Any Unicode "character" can be identified by a number, called a "code point".
The code point for the Euro sign has been assigned the decimal number of 8363 (hex 20AC).
The internal representation of a character is determined by its "encoding". One such encoding is UTF-8, which can represent any character as a sequence of one to four 8-bit bytes. The UTF-8 encoding for the Euro sign is the three-byte sequence: E2 82 AC (hex).
The external representation of a character is called a "glyph". The glyph used to represent a particular character depends on the "font" used to display the characters. A font maps code points to glyphs. The font must contain a glyph representing a character for that character to display correctly. What glyphs the font contains are up to the font designer; there's no uniform standard for that, and some fonts contain more glyphs than others.
To display a character correctly requires use of the correct encoding to read the character's internal byte representation, AND a font that contains a glyph that represents the character.
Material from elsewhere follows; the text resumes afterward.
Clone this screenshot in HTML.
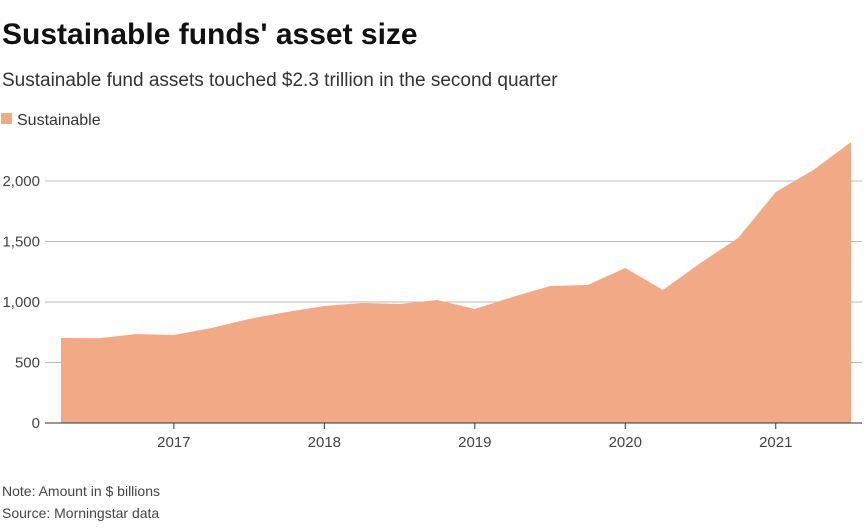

The reason your Windows 7 console displayed gibberish is because it was not aware that the character was encoded in UTF-8, i.e. it didn't know that the 3-byte sequence E282AC represented the Euro character. It displayed each byte as a separate character because that is what was called for by its default encoding.
BrightScript stores characters internally using the UTF-8 encoding. 'Asc' returns the code point number of the character's UTF-8 byte sequence (regardless of what the documentation says). 'Length' returns the number of characters, not bytes (which is correct in the documentation).